- Category: Volume 86 (Fall 2014 - Spring 2015)
- Published: 19 November 2014
One of the many changes students experience during the transition from high school to college is the relationship between students and teachers, or sometimes, lack thereof. Students become used to the close relationships they have with teachers in high school and are suddenly thrown into the world of college, where classes tend to be so large that students become nothing more than a number. Small colleges such as the University, however, often pride themselves in offering smaller classes and deeper student-teacher relationships.
The Outlook staff feels that the University generally fulfills its promise of close, one-on-one relationships between students and their professors.
The staff unanimously agrees that due to the University's small class sizes students and professors are able to really get to know each other. "Because the University is small, it's easy to develop relationships," noted one editor. "The student isn't just a number; they can work one-on-one with the professor to get help and get to know them."
Another editor explained that he was shocked when he came to college and found that some professors even give out their personal cell phone numbers so that students can reach them if necessary.
The Outlook staff noted several ways that the close relationships they have experienced with professors at the University are beneficial. Professors have not only assisted in picking good classes, but have also helped students with internship and career advice.
One editor said, "I have three professors that I have already asked to write my letters of recommendation for graduate school, and they all gladly accepted my offer. Not only that, but they invited me into their offices on their own time to help me structure my essays... and that was their idea." These are luxuries that many students at larger colleges and universities do not receive.
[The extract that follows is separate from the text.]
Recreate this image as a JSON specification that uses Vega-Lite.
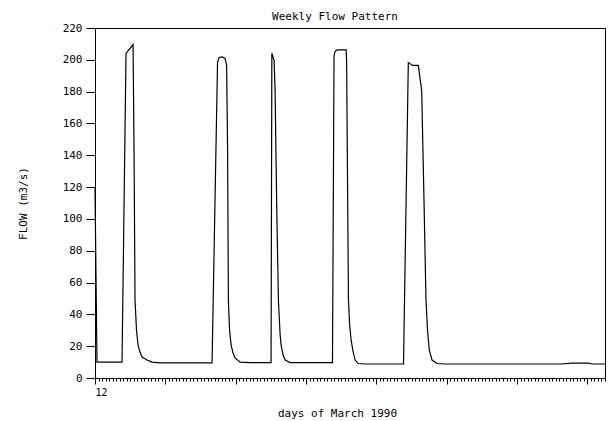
{
  "$schema": "https://vega.github.io/schema/vega-lite/v6.json",
  "width": 510,
  "height": 350,
  "autosize": "none",
  "padding": {"left": 95, "top": 28, "right": 3, "bottom": 43},
  "background": "white",
  "config": {"view": {"stroke": "black", "strokeWidth": 1}},
  "title": {"text": "Weekly Flow Pattern", "font": "DejaVu Sans Mono", "fontSize": 11, "fontWeight": "normal", "color": "black", "offset": 0, "dx": -15},
  "data": {"values": [
    {"day": 12.000, "flow": 120},
    {"day": 12.028, "flow": 10},
    {"day": 12.384, "flow": 10},
    {"day": 12.441, "flow": 204},
    {"day": 12.541, "flow": 209.6},
    {"day": 12.555, "flow": 143},
    {"day": 12.569, "flow": 49},
    {"day": 12.590, "flow": 30},
    {"day": 12.612, "flow": 20.7},
    {"day": 12.640, "flow": 16.3},
    {"day": 12.669, "flow": 13.2},
    {"day": 12.740, "flow": 11.3},
    {"day": 12.811, "flow": 10},
    {"day": 12.925, "flow": 9.5},
    {"day": 13.664, "flow": 9.5},
    {"day": 13.742, "flow": 198.3},
    {"day": 13.764, "flow": 201.5},
    {"day": 13.807, "flow": 201.8},
    {"day": 13.849, "flow": 200.9},
    {"day": 13.871, "flow": 196.5},
    {"day": 13.885, "flow": 143},
    {"day": 13.896, "flow": 49},
    {"day": 13.913, "flow": 30},
    {"day": 13.935, "flow": 20.7},
    {"day": 13.963, "flow": 15.7},
    {"day": 13.991, "flow": 12.6},
    {"day": 14.063, "flow": 10},
    {"day": 14.205, "flow": 9.7},
    {"day": 14.503, "flow": 9.7},
    {"day": 14.514, "flow": 204.2},
    {"day": 14.546, "flow": 199.6},
    {"day": 14.560, "flow": 180.8},
    {"day": 14.582, "flow": 111.7},
    {"day": 14.607, "flow": 49},
    {"day": 14.632, "flow": 27},
    {"day": 14.646, "flow": 20.7},
    {"day": 14.674, "flow": 14.4},
    {"day": 14.703, "flow": 11.3},
    {"day": 14.774, "flow": 9.7},
    {"day": 15.376, "flow": 9.7},
    {"day": 15.398, "flow": 202.7},
    {"day": 15.414, "flow": 205.3},
    {"day": 15.442, "flow": 206.2},
    {"day": 15.570, "flow": 206.3},
    {"day": 15.577, "flow": 199.6},
    {"day": 15.592, "flow": 111.7},
    {"day": 15.603, "flow": 49},
    {"day": 15.620, "flow": 33.3},
    {"day": 15.641, "flow": 23.9},
    {"day": 15.670, "flow": 16.3},
    {"day": 15.698, "flow": 11.3},
    {"day": 15.741, "flow": 9.1},
    {"day": 15.841, "flow": 8.8},
    {"day": 16.386, "flow": 8.8},
    {"day": 16.400, "flow": 49},
    {"day": 16.454, "flow": 198.3},
    {"day": 16.516, "flow": 196.5},
    {"day": 16.596, "flow": 196.5},
    {"day": 16.644, "flow": 180.8},
    {"day": 16.677, "flow": 111.7},
    {"day": 16.705, "flow": 49},
    {"day": 16.727, "flow": 30.1},
    {"day": 16.752, "flow": 17.6},
    {"day": 16.791, "flow": 11.3},
    {"day": 16.862, "flow": 9.1},
    {"day": 16.976, "flow": 8.8},
    {"day": 18.615, "flow": 8.8},
    {"day": 18.785, "flow": 9.4},
    {"day": 19.013, "flow": 9.4},
    {"day": 19.070, "flow": 8.8},
    {"day": 19.250, "flow": 8.8}
  ]},
  "layer": [
    {
      "mark": {"type": "line", "color": "black", "strokeWidth": 1.2},
      "encoding": {
        "x": {
          "field": "day", "type": "quantitative",
          "scale": {"domain": [12, 19.25], "nice": false, "zero": false},
          "axis": {
            "orient": "bottom",
            "values": [12, 13, 14, 15, 16, 17, 18, 19],
            "labelExpr": "datum.value == 12 ? '12' : ''",
            "grid": false,
            "tickSize": 6,
            "tickColor": "black",
            "domainColor": "black",
            "labelColor": "black",
            "labelFont": "DejaVu Sans Mono",
            "labelFontSize": 10,
            "labelPadding": 3,
            "title": "days of March 1990",
            "titleFont": "DejaVu Sans Mono",
            "titleFontSize": 11,
            "titleFontWeight": "normal",
            "titleColor": "black",
            "titlePadding": 10,
            "titleX": 242
          }
        },
        "y": {
          "field": "flow", "type": "quantitative",
          "scale": {"domain": [0, 220], "nice": false},
          "axis": {
            "orient": "left",
            "values": [0, 20, 40, 60, 80, 100, 120, 140, 160, 180, 200, 220],
            "labelOverlap": false,
            "grid": false,
            "tickSize": 9,
            "tickColor": "black",
            "domainColor": "black",
            "labelColor": "black",
            "labelFont": "DejaVu Sans Mono",
            "labelFontSize": 11,
            "labelPadding": 4,
            "title": "FLOW  (m3/s)",
            "titleFont": "DejaVu Sans Mono",
            "titleFontSize": 11,
            "titleFontWeight": "normal",
            "titleColor": "black",
            "titlePadding": 34
          }
        }
      }
    },
    {
      "mark": {"type": "line", "opacity": 0},
      "encoding": {
        "x": {
          "field": "day", "type": "quantitative",
          "axis": {
            "orient": "bottom",
            "tickCount": 200,
            "labels": false,
            "domain": false,
            "grid": false,
            "tickSize": 3,
            "tickColor": "black",
            "title": null
          }
        },
        "y": {
          "field": "flow", "type": "quantitative",
          "axis": {
            "orient": "left",
            "values": [0, 20, 40, 60, 80, 100, 120, 140, 160, 180, 200, 220],
            "labelOverlap": false,
            "grid": false,
            "tickSize": 9,
            "tickColor": "black",
            "domainColor": "black",
            "labelColor": "black",
            "labelFont": "DejaVu Sans Mono",
            "labelFontSize": 11,
            "labelPadding": 4,
            "title": "FLOW  (m3/s)",
            "titleFont": "DejaVu Sans Mono",
            "titleFontSize": 11,
            "titleFontWeight": "normal",
            "titleColor": "black",
            "titlePadding": 34
          }
        }
      }
    }
  ],
  "resolve": {"axis": {"x": "independent"}}
}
Professors agree that the small class sizes at the University aid in stronger student-teacher relationships and better learning. Manuel Chavez, a lecturer in the department of philosophy, religion, and interdisciplinary studies, stated that it is nice to see the same students in multiple classes throughout semesters because he gets to know their interests and how they learn. "It's definitely easier to teach people you know," he said. "And it's more comfortable for them to speak out."
Jordan Nulty, a senior criminal justice major at Rutgers University, transferred from Monmouth University to Rutgers her junior year and immediately noticed the difference in student-teacher dynamic. "Monmouth professors were way more involved with us, cared if you did well, and got to know you on a personal level," Nulty said. "I got better grades at Monmouth too because of the smaller classes. The professors want to help you, they don't just work for the money."
Aside from a few cases of students reaching out to professors with important questions and being ignored, The Outlook staff only had a few negative thoughts regarding the student-professor relationships at the University. One editor noted how many professors get so close with some of their students that they play favorites. "It can be intimidating entering new classes when professors have established relationships with students already," the editor commented.
Overall, The Outlook staff is pleased with the intimate student-teacher relationships a small school like the University is conducive to. One editor said, "Whether it is saying, 'Hi' in the bathroom to a familiar professor that you may have never personally had or hearing from your friends how great that professor is, before you know it, you are familiar with them and know their name before you even get into a classroom with them." It is common for students to have the same professor for multiple classes within a department, allowing for these relationships to grow.
Several staff members urge students to take advantage of this important opportunity that most students at larger schools are not lucky enough to have. One editor said, "They (professors) want to see you succeed. They want to see you reach your fullest potential. And you may not realize it initially, but you are going to build fascinating relationships in the long-run that will stay with you for years to come."